Question

A schematic plot of $$\ln K_{eq}$$ versus inverse of temperature for a reaction is shown below:
The reaction must be-

A.Exothermic
B.Endothermic
C.One with negligible enthalpy change
D.Highly spontaneous at ordinary temperature

Answer 1

Hint: The graph describes the equilibrium constant and temperature. The equation can be used to find out the slope. The slope value gives the enthalpy value. From the value of enthalpy, the reaction can be known. The negative enthalpy means releasing of energy which is an exothermic reaction.

Complete answer:
Given graph is drawn between the equilibrium constant and inverse of temperature with a positive slope. The equation can be written in the form of $$y=mx+c$$. Here y is y coordinate which is $$\ln K$$ and m is slope which is $$-{\displaystyle \frac{\mathrm{\Delta }H}{R}}$$ and the X coordinate is inverse of temperature which can be written as $${\displaystyle \frac{1}{T}}$$ and ac is the constant.
Thus, the equation will be
$$\ln K=-{\displaystyle \frac{\mathrm{\Delta }H}{RT}}+C$$
Here the slope is $$-{\displaystyle \frac{\mathrm{\Delta }H}{R}}$$ , in the given plot the slope is positive.
Thus, this slope must be greater than zero.
$$-{\displaystyle \frac{\mathrm{\Delta }H}{R}}>0$$
By removing the negative sign, we will get
$${\displaystyle \frac{\mathrm{\Delta }H}{R}}<0$$
By simplifying the above relation, we will get
$$\mathrm{\Delta }H<0$$
Thus, the above equation represents the enthalpy is negative.
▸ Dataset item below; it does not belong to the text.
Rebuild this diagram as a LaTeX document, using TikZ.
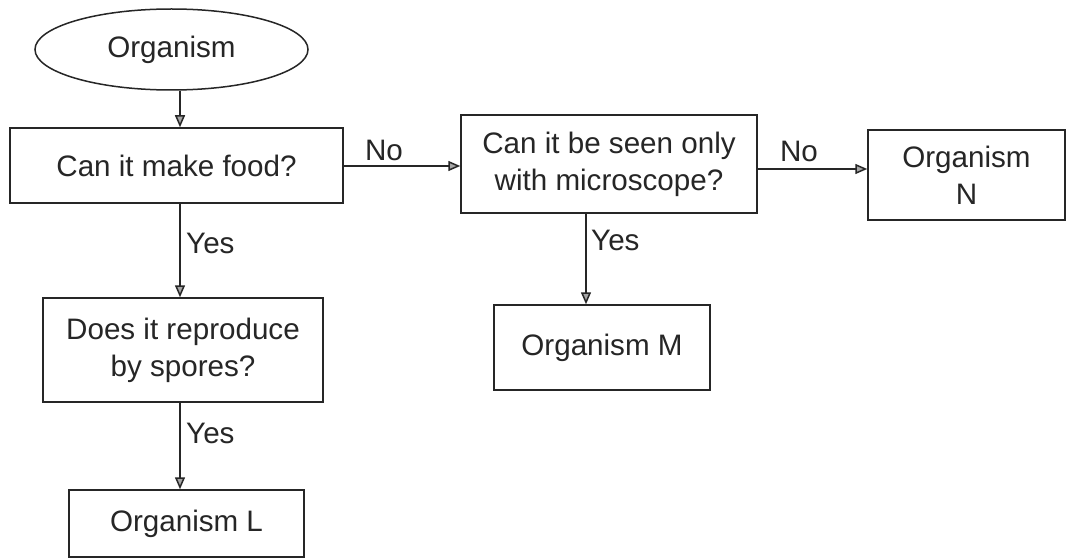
\documentclass[tikz,border=0pt]{standalone}
\usepackage{fontspec}
\setmainfont{Liberation Sans}
\usetikzlibrary{shapes.geometric,arrows.meta}
\definecolor{ink}{HTML}{262626}
\begin{document}
\begin{tikzpicture}[x=1pt,y=-1pt,
  font=\fontsize{29.6}{37}\selectfont, text=ink,
  box/.style={draw=ink, line width=1.5pt, rectangle, inner sep=0pt, align=center},
  arr/.style={draw=ink, line width=1.5pt, -{Triangle[length=12pt,width=10pt,fill=gray!70]}},
  lbl/.style={inner sep=0pt}]
\useasboundingbox (0,0) rectangle (1066,559);
\fill[white] (0,0) rectangle (1066,559);
% nodes
\node[ellipse, draw=ink, line width=1.5pt, minimum width=273pt, minimum height=81pt, inner sep=0pt] (org) at (171.5,49.5) {Organism};
\node[box, minimum width=333pt, minimum height=75pt] (q1) at (176.5,165.5) {Can it make food?};
\node[box, minimum width=296pt, minimum height=98pt] (q2) at (609,164) {Can it be seen only\\with microscope?};
\node[box, minimum width=197pt, minimum height=90pt] (n) at (966.5,175) {Organism\\N};
\node[box, minimum width=216pt, minimum height=85pt] (m) at (602,347.5) {Organism M};
\node[box, minimum width=280pt, minimum height=104pt] (q3) at (183,350) {Does it reproduce\\by spores?};
\node[box, minimum width=235pt, minimum height=67pt] (l) at (186.5,523.5) {Organism L};
% helper coordinates
\coordinate (xa) at (180,0);
\coordinate (xb) at (586,0);
\coordinate (ya) at (0,166);
\coordinate (yb) at (0,169);
% connectors
\draw[arr] (org.south -| xa) -- (q1.north -| xa);
\draw[arr] (q1.east |- ya) -- (q2.west |- ya);
\draw[arr] (q2.east |- yb) -- (n.west |- yb);
\draw[arr] (q2.south -| xb) -- (m.north -| xb);
\draw[arr] (q1.south -| xa) -- (q3.north -| xa);
\draw[arr] (q3.south -| xa) -- (l.north -| xa);
% labels
\node[lbl] (no1) at (384,150) {No};
\node[lbl] (no2) at (799,151) {No};
\node[lbl, anchor=west] (yes1) at (186,243) {Yes};
\node[lbl, anchor=west] (yes2) at (591,240) {Yes};
\node[lbl, anchor=west] (yes3) at (186,433) {Yes};
\end{tikzpicture}
\end{document}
The negative enthalpy favours the exothermic reaction.
Thus, the reaction must be exothermic.

Option A is the correct one.

Note:
Enthalpy is related to heat quantity. The negative enthalpy means the releasing of energy takes place which favours the exothermic reaction, whereas the positive enthalpy means the absorption of energy takes place favours the endothermic reaction.